Let’s walk you through how to go about drafting a Volunteer Agreement, something you need if you take on volunteers. A volunteer is not intended to be a worker or an employee, and does not get paid for the work that they do. You can cover their actual expenses only.

Follow these simple steps to put your agreement into writing and ensure that you are adequately protected.

First thing’s first, enter the relevant details of your business and the volunteer…

1. This sets out how much time you are hoping that the volunteer will give you, but it must be flexible and the volunteer does not have to work these hours…

2. You should give the volunteer any training they need but it must relate to the volunteer role that they are doing…

3. Tell the volunteer who to contact if they have concerns or issues about their role…

4. You can pay the volunteer for their out of out-of-pocket expenses only. These must be as a result of the volunteer role and the volunteer must provide receipts. If you make payments over and above the volunteer’s actual expenses, this may be considered as pay and suggest that the volunteer is in fact a worker or employee…

5. The volunteer should be covered by your normal public or employer’s liability insurance…

6. You can include a section about confidentiality – make it clear what is expected in relation to confidential information…
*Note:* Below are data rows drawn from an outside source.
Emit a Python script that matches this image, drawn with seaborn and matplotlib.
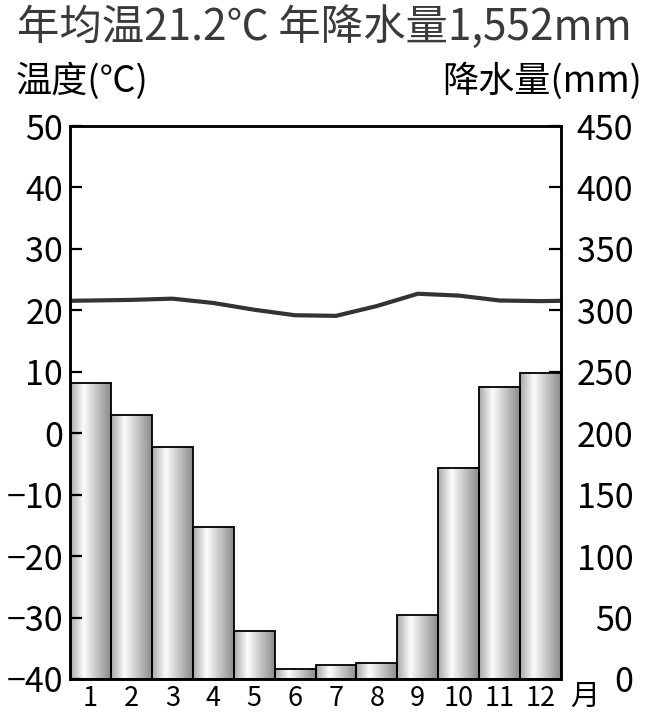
import numpy as np
import matplotlib
matplotlib.use("Agg")
import matplotlib.pyplot as plt
import seaborn as sns
from matplotlib.colors import LinearSegmentedColormap

# 月份、降水量(mm)、气温(℃)
months = [str(m) for m in range(1, 13)]
precip = [241, 215, 189, 124, 39, 8, 11, 13, 52, 172, 238, 249]
temp = [21.6, 21.7, 21.9, 21.2, 20.1, 19.2, 19.1, 20.7, 22.7, 22.4, 21.6, 21.5]
temp_ticks = list(range(-40, 51, 10))
precip_ticks = list(range(0, 451, 50))

title = "年均温21.2℃ 年降水量1,552mm"
left_label = "温度(℃)"
right_label = "降水量(mm)"

sns.set_theme(style="white")
plt.rcParams["font.family"] = ["Noto Sans CJK SC", "DejaVu Sans"]

fig = plt.figure(figsize=(6.47, 7.14), dpi=100)
ax = fig.add_axes([70 / 647, 35 / 714, 491 / 647, 553 / 714])

# 降水柱状图
sns.barplot(x=months, y=precip, order=months, ax=ax, width=1.0,
            color="white", edgecolor="black", linewidth=1.3, zorder=2)

# 圆柱状灰色渐变
shade = LinearSegmentedColormap.from_list(
    "cyl", [(0, "#a9a9a9"), (0.33, "#fcfcfc"), (1, "#8c8c8c")])
grad = np.linspace(0, 1, 64).reshape(1, -1)
for p in ax.patches:
    x0, w, h = p.get_x(), p.get_width(), p.get_height()
    ax.imshow(grad, extent=[x0, x0 + w, 0, h], cmap=shade, aspect="auto",
              interpolation="bicubic", zorder=1)
    p.set_facecolor("none")

ax.set_xlim(-0.5, 11.5)
ax.set_ylim(0, 450)
ax.set_xlabel("")
ax.set_ylabel("")

# 气温曲线
ax2 = ax.twinx()
xs = np.r_[-0.5, np.arange(12), 11.5]
ys = np.r_[(temp[0] + temp[-1]) / 2, temp, (temp[0] + temp[-1]) / 2]
sns.lineplot(x=xs, y=ys, ax=ax2, color="#333333", linewidth=3,
             solid_capstyle="round", solid_joinstyle="round")
ax2.set_ylim(-40, 50)
ax2.set_yticks(temp_ticks)
ax2.yaxis.tick_left()
ax2.set_ylabel("")
ax2.tick_params(axis="y", direction="in", length=8.5, width=1.6,
                labelsize=24.5, pad=5, colors="black", left=True, right=False)

# 降水量刻度放在右侧（twinx 之后再设），右对齐
ax.yaxis.tick_right()
ax.set_yticks(precip_ticks)
ax.tick_params(axis="y", direction="in", length=8.5, width=1.6,
               labelsize=24.5, pad=52, colors="black", right=True, left=False)
for lab in ax.get_yticklabels():
    lab.set_horizontalalignment("right")
ax.tick_params(axis="x", length=0, labelsize=19.5, pad=4, colors="black")

for a in (ax, ax2):
    for s in a.spines.values():
        s.set_color("black")
        s.set_linewidth(1.8)

fig.text(17 / 647, 1 - 28 / 714, title, fontsize=30.5, color="#3a3a3a",
         ha="left", va="center")
fig.text(16 / 647, 1 - 81 / 714, left_label, fontsize=26, color="black",
         ha="left", va="center")
fig.text(642 / 647, 1 - 81 / 714, right_label, fontsize=26, color="black",
         ha="right", va="center")
fig.text(585 / 647, 1 - 697 / 714, "月", fontsize=21, color="black",
         ha="center", va="center")

fig.savefig("out.png", dpi=100)
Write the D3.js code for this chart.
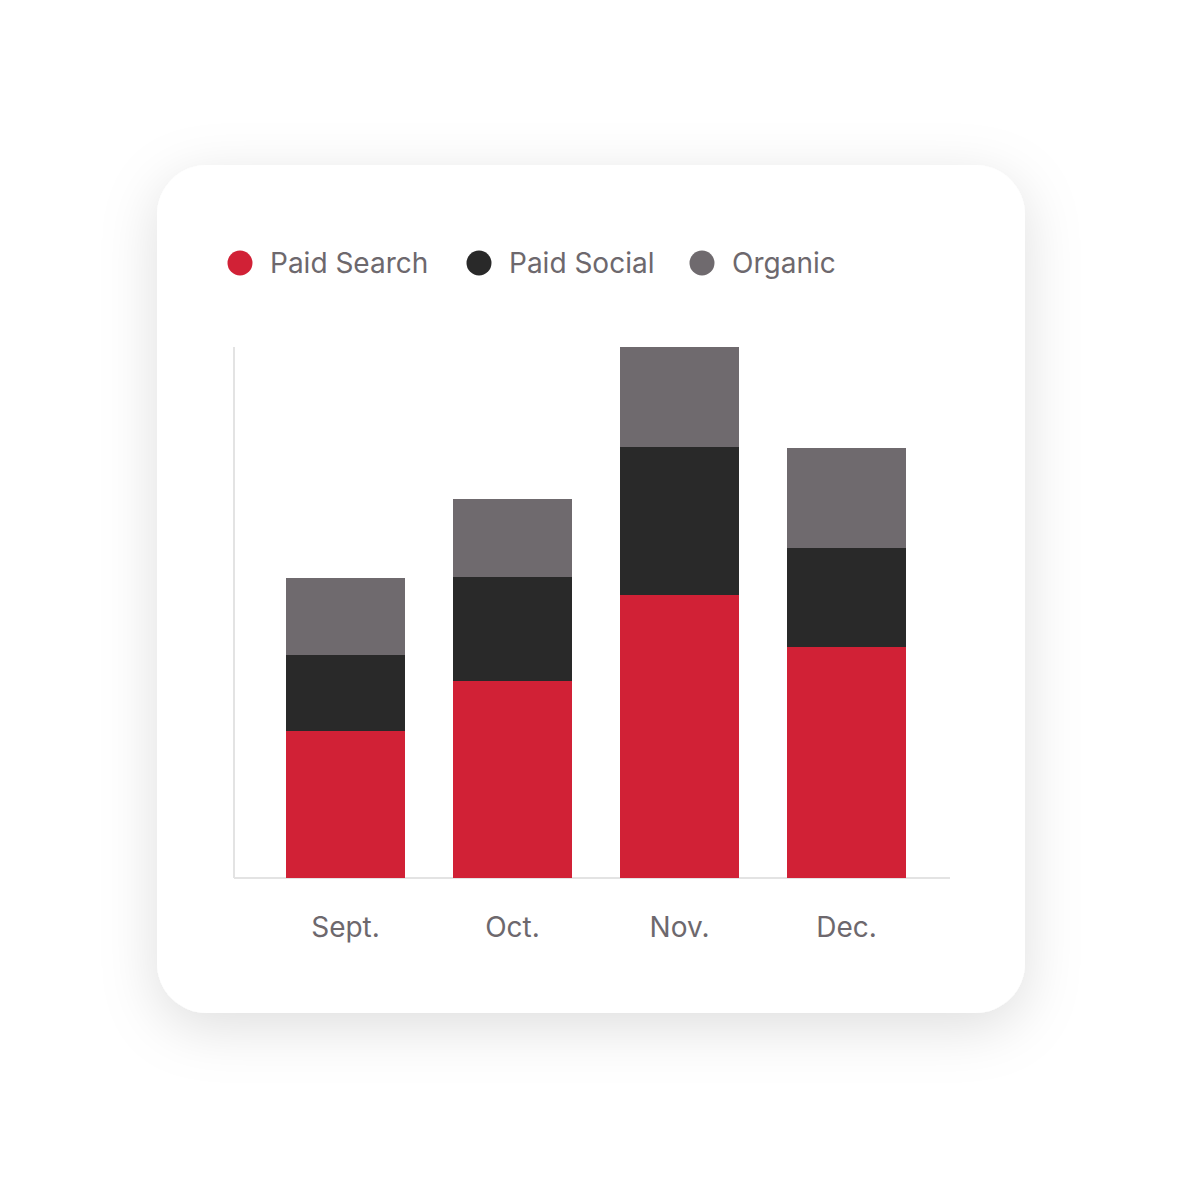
<!DOCTYPE html>
<html>
<head>
<meta charset="utf-8">
<script src="https://cdn.jsdelivr.net/npm/d3@7"></script>
<style>
  body { margin: 0; background: #ffffff; }
  svg { display: block; }
</style>
</head>
<body>
<div class="plot"></div>
<script>
// stacked bars: traffic source by month

var months = ["Sept.", "Oct.", "Nov.", "Dec."];
var seriesNames = ["Paid Search", "Paid Social", "Organic"];
var paidSearch = [147, 197, 283, 231];
var paidSocial = [76, 104, 148, 99];
var organic = [77, 78, 100, 100];
var colors = ["#d12136", "#292929", "#6f6a6e"];

var svgWidth = 1200;
var svgHeight = 1200;

var margin = { top: 347, left: 234, right: 250, bottom: 322 };
var width = svgWidth - margin.left - margin.right;
var height = svgHeight - margin.top - margin.bottom;

var svg = d3.select(".plot")
  .append("svg")
  .attr("width", svgWidth)
  .attr("height", svgHeight);

// card with soft shadow
var defs = svg.append("defs");
var filter = defs.append("filter")
  .attr("id", "shadow")
  .attr("x", "-30%").attr("y", "-30%")
  .attr("width", "160%").attr("height", "160%");
filter.append("feDropShadow")
  .attr("dx", 0).attr("dy", 14)
  .attr("stdDeviation", 28)
  .attr("flood-color", "#000")
  .attr("flood-opacity", 0.13);

svg.append("rect")
  .attr("x", 157).attr("y", 165)
  .attr("width", 868).attr("height", 848)
  .attr("rx", 50).attr("ry", 50)
  .attr("fill", "#ffffff")
  .attr("filter", "url(#shadow)");

var chartGroup = svg.append("g")
  .attr("transform", `translate(${margin.left}, ${margin.top})`);

// build table for stacking
var table = months.map((m, i) => ({
  month: m,
  "Paid Search": paidSearch[i],
  "Paid Social": paidSocial[i],
  "Organic": organic[i]
}));

var stacked = d3.stack().keys(seriesNames)(table);

var xScale = d3.scaleBand()
  .domain(months)
  .range([52, 672])
  .paddingInner(48 / 167)
  .paddingOuter(0);

var yScale = d3.scaleLinear()
  .domain([0, d3.max(stacked[stacked.length - 1], d => d[1])])
  .range([height, 0]);

var colorScale = d3.scaleOrdinal().domain(seriesNames).range(colors);

// axes lines
chartGroup.append("line")
  .attr("x1", 0).attr("x2", 0)
  .attr("y1", 0).attr("y2", height)
  .attr("stroke", "#e3e3e3").attr("stroke-width", 2);

chartGroup.append("line")
  .attr("x1", 0).attr("x2", 716)
  .attr("y1", height).attr("y2", height)
  .attr("stroke", "#e3e3e3").attr("stroke-width", 2);

// bars
chartGroup.selectAll(".layer")
  .data(stacked)
  .enter()
  .append("g")
  .attr("class", "layer")
  .attr("fill", d => colorScale(d.key))
  .selectAll("rect")
  .data(d => d)
  .enter()
  .append("rect")
  .attr("x", d => xScale(d.data.month))
  .attr("y", d => yScale(d[1]))
  .attr("width", xScale.bandwidth())
  .attr("height", d => yScale(d[0]) - yScale(d[1]));

// x labels
var bottomAxis = d3.axisBottom(xScale).tickSize(0).tickPadding(0);
var axisG = chartGroup.append("g")
  .attr("transform", `translate(0, ${height})`)
  .call(bottomAxis);
axisG.select(".domain").remove();
axisG.selectAll("text")
  .attr("dy", null)
  .attr("y", 59)
  .style("font-family", "Inter, 'Noto Sans', sans-serif")
  .style("font-size", "28px")
  .style("fill", "#6d686d");

// legend
var legendX = [240, 479, 702];
var legend = svg.selectAll(".legend")
  .data(seriesNames)
  .enter()
  .append("g")
  .attr("class", "legend")
  .attr("transform", (d, i) => `translate(${legendX[i]}, 263)`);

legend.append("circle")
  .attr("r", 12.5)
  .attr("fill", d => colorScale(d));

legend.append("text")
  .attr("x", 30)
  .attr("y", 10)
  .style("font-family", "Inter, 'Noto Sans', sans-serif")
  .style("font-size", "28px")
  .style("fill", "#6d686d")
  .text(d => d);
</script>
</body>
</html>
Also volunteers have rights to know what you are going to do with information that you have about them. Make sure you tell them and get their consent to do those things.

7. You should explain what the volunteer should do with your property when they stop volunteering for you…

8. Almost done now. You should ask them to give you as much notice as possible when they stop volunteering but there is no obligation on them to…

9. And this is where you get the option to try out fantastic e-signing feature at no extra charge and get the agreement signed in minutes…

Remember, if you come unstuck at any point, our LawBriefs are here to help. Visit our legal advice page to submit an online enquiry or call us on 020 7148 1066.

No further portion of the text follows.